TASK DETAILS => Copy each line of the entries that contains the word "this".

Start of DATA SECTION

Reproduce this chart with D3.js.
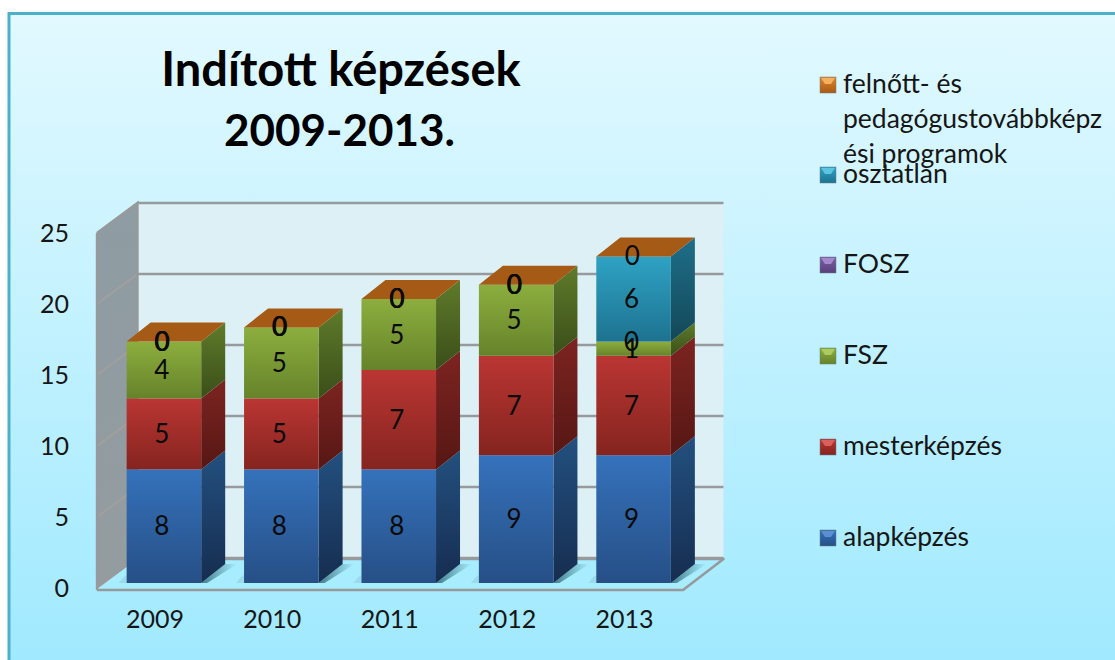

End of DATA SECTION
Start of DATA SECTION

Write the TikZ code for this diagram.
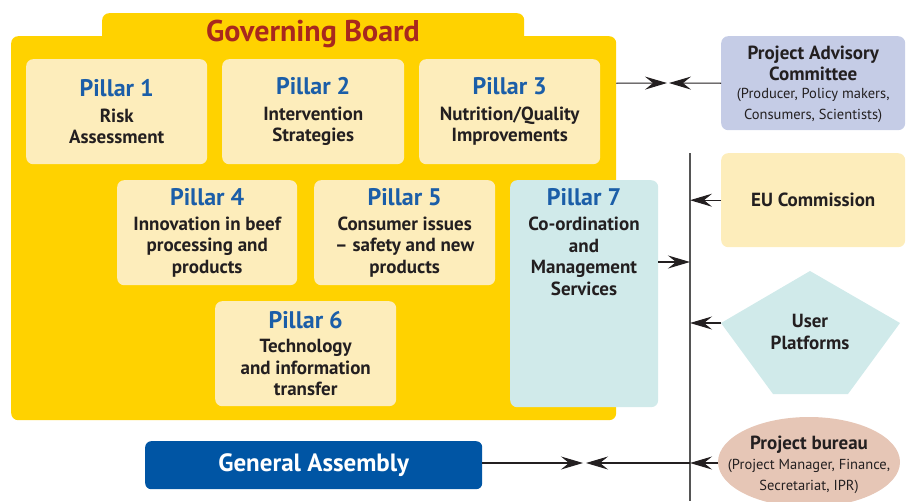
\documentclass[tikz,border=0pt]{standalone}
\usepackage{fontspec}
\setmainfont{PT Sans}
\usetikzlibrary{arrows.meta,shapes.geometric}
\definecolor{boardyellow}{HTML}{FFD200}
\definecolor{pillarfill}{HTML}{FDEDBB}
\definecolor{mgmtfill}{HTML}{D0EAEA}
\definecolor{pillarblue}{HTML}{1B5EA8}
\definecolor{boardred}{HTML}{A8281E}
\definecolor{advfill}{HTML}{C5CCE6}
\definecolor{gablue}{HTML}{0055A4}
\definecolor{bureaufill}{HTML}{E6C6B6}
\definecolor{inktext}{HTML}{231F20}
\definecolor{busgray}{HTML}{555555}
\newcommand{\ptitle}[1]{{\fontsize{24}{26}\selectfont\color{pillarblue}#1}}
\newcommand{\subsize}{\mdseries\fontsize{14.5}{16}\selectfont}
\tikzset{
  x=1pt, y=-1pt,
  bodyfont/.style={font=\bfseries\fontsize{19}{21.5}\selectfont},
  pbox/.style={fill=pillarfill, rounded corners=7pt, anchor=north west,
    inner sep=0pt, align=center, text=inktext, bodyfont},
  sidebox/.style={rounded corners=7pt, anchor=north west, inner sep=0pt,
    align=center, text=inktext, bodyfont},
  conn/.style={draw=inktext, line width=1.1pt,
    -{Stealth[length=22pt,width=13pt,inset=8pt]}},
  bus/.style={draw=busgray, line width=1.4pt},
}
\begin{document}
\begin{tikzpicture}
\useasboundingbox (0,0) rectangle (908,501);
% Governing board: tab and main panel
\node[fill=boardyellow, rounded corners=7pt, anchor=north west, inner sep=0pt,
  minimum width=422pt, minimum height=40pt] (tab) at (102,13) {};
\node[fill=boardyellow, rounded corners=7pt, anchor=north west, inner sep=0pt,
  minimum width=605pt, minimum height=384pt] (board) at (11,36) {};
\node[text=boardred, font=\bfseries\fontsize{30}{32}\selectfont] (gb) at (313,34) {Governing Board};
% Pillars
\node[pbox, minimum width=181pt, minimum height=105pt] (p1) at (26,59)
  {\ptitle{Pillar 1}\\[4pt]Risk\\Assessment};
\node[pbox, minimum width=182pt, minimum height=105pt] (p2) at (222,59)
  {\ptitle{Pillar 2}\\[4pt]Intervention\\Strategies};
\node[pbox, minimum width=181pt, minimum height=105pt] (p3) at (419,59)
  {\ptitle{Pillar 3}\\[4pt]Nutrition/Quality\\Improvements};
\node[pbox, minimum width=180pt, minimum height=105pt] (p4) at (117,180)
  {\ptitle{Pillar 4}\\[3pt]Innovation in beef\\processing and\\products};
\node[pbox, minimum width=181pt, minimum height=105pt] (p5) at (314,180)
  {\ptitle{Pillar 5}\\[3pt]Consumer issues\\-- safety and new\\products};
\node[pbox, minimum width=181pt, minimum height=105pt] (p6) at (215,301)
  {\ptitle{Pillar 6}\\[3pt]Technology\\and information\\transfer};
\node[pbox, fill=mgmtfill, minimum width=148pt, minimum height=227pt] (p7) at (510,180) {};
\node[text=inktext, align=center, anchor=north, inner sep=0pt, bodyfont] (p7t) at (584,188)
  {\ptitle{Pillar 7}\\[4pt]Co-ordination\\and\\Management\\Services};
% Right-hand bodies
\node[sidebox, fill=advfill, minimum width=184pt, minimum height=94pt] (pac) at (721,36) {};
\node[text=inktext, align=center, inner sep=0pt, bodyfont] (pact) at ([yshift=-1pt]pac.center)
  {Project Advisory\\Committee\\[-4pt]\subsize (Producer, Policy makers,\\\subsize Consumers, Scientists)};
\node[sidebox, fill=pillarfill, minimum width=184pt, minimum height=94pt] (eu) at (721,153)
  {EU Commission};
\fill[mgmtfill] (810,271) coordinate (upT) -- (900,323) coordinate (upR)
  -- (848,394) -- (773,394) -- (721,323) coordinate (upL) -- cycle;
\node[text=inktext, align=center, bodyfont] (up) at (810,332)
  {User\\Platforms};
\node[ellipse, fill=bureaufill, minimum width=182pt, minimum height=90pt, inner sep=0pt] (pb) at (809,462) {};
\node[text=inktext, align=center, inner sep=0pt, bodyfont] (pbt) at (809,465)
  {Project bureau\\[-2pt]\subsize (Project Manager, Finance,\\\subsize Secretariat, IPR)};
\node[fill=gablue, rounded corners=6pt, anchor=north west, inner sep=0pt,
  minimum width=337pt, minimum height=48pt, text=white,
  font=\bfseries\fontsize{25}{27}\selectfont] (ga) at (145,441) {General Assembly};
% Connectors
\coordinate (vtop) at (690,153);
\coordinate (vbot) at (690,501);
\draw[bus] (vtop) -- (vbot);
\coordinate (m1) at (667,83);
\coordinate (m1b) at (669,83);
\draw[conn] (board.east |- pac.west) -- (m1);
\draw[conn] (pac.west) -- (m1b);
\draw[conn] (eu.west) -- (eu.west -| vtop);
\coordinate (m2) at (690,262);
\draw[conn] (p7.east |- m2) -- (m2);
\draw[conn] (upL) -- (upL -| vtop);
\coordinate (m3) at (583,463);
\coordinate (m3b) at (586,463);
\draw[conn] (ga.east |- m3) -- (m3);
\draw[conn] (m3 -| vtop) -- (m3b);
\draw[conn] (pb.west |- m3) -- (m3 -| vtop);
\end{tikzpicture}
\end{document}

End of DATA SECTION

RESULT OF THE TASK =>
Reproduce this chart with D3.js.
Write the TikZ code for this diagram.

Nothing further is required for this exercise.